For 33 minutes yesterday, the Lions were embarrassing. Moments after Alvin Hall had fumbled a punt away on his 10-yard line early in the third quarter, Otis Wonsley scored for the Redskins to make it 28-0. From that moment on, Detroit dominated the game. But not by enough.
"When I fumbled, I didn't even want to get up off the ground," said Hall, who lay with his face down on the turf for several seconds after the play. "I don't know what happens to us. We just seem to lose concentration long enough to lose the game. It isn't like we don't have the talent to win. We do."
What the Lions sounded like, and acted like, was a team that knows it is going nowhere and knows there may be a new regime next season. The Lions defended Clark to a man; "Saying this is Monte's fault is a crock," Chadwick said. "I dropped the ball in the end zone, not him."
But, they also conceded that, in sports, you can't fire the whole team. "Coaches get blamed, not players," Thompson said. "That's not fair, but that's the way it is."
Clark spoke about near misses and about being proud of his team's comeback. He said he was "disgusted" by the officials' decision on Chadwick's noncatch. "I didn't see the play but I did see them signal touchdown," he said. "What's disgusting is when they call it a touchdown and then get talked out of it."
But his players weren't complaining. "I dropped it, never had it," Chadwick said. "Somebody came up to me and said they had called it a touchdown so I just ran around slapping as many hands as I could to make it look like I thought I caught it. I figured what the heck, they miss calls, if you can get one that way, you take it and run."
Quarterback Gary Danielson also did some acting, running into the end zone and throwing up his hands in jubilation. "You gotta try it," he said, still a little woozy from a first-half hit that left him unable to remember the first two quarters. "But he dropped it. They made the right call in the end. I've got no complaints."
Few of the Lions had complaints. They acted as if it was just another day at the office, with five more left before the season's end. "I'm not going to get down about this," said linebacker Roosevelt Barnes, who blocked one punt by Jeff Hayes. "I can't afford to get down. I've got too many individual goals left to accomplish."
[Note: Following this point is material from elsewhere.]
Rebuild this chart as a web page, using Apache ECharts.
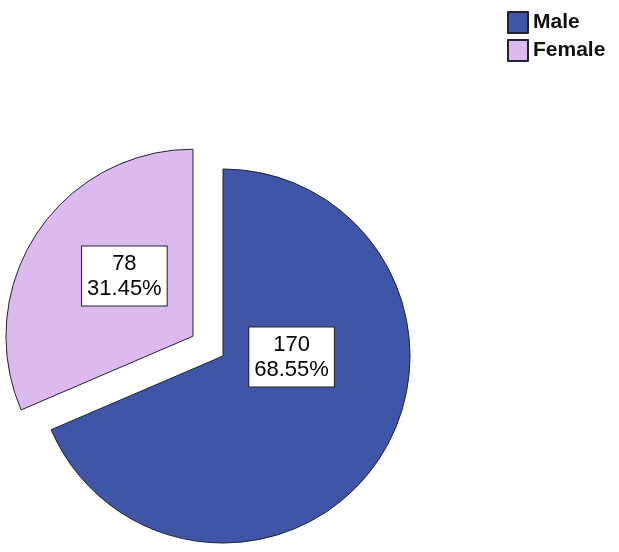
<!DOCTYPE html>
<html>
<head>
<meta charset="utf-8">
<script src="https://cdn.jsdelivr.net/npm/echarts@6/dist/echarts.min.js"></script>
<style>
html,body{margin:0;padding:0;background:#fff;}
#chart{width:619px;height:552px;}
</style>
</head>
<body>
<div id="chart"></div>
<script>
var categories = ['Male', 'Female'];
var counts = [170, 78];
var percents = ['68.55%', '31.45%'];
var colors = ['#3F55A8', '#DCB9EE'];

var chart = echarts.init(document.getElementById('chart'), null, {renderer: 'canvas'});
var labelShift = [[-12, -52], [12, -7]];
var data = categories.map(function (c, i) {
  return {
    name: c,
    value: counts[i],
    selected: i === 1,
    itemStyle: {color: colors[i]}
  };
});
chart.setOption({
  animation: false,
  backgroundColor: '#ffffff',
  legend: {
    orient: 'vertical',
    left: 502,
    top: 6,
    itemWidth: 20,
    itemHeight: 21,
    itemGap: 5,
    icon: 'rect',
    selectedMode: false,
    textStyle: {fontFamily: 'Liberation Sans, Arial, sans-serif', fontSize: 21, fontWeight: 'bold', color: '#111'},
    data: categories
  },
  series: [{
    type: 'pie',
    center: [223, 356],
    radius: 187,
    startAngle: 90,
    clockwise: true,
    selectedMode: 'single',
    selectedOffset: 36,
    avoidLabelOverlap: false,
    emphasis: {disabled: true},
    itemStyle: {borderColor: '#222233', borderWidth: 1},
    label: {
      show: true,
      position: 'inside',
      formatter: function (p) { return counts[p.dataIndex] + '\n' + percents[p.dataIndex]; },
      fontFamily: 'Liberation Sans, Arial, sans-serif',
      fontSize: 22,
      lineHeight: 25,
      color: '#000',
      backgroundColor: '#ffffff',
      borderColor: '#222',
      borderWidth: 1,
      padding: [5, 5, 4, 5],
      align: 'center'
    },
    labelLine: {show: false},
    labelLayout: function (p) {
      return {dx: labelShift[p.dataIndex][0], dy: labelShift[p.dataIndex][1]};
    },
    data: data
  }]
});
</script>
</body>
</html>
Chadwick, a second-year receiver, looked around at his teammates and shrugged. "We just don't have any leadership on this team," he said. "You look at Washington, it seems like every one of their guys is a leader. We're a young team and the young guys look up to the older guys. But there really isn't anyone who takes control, gets us together when we're down. We try, but it doesn't seem to work. I don't have the answers, but I'm not sure I'm supposed to. All I can do is go out and play."
Chadwick spoke softly, not as if in pain, but analytically. So did Thompson, one of those veterans (10 years) Chadwick talked about. "It's as if we're in a pond, looking up at a sheet of ice trying to find that one hole so we can poke our heads up through the ice," Thompson said.
"Every time we think we see the hole, we're wrong, it's not there."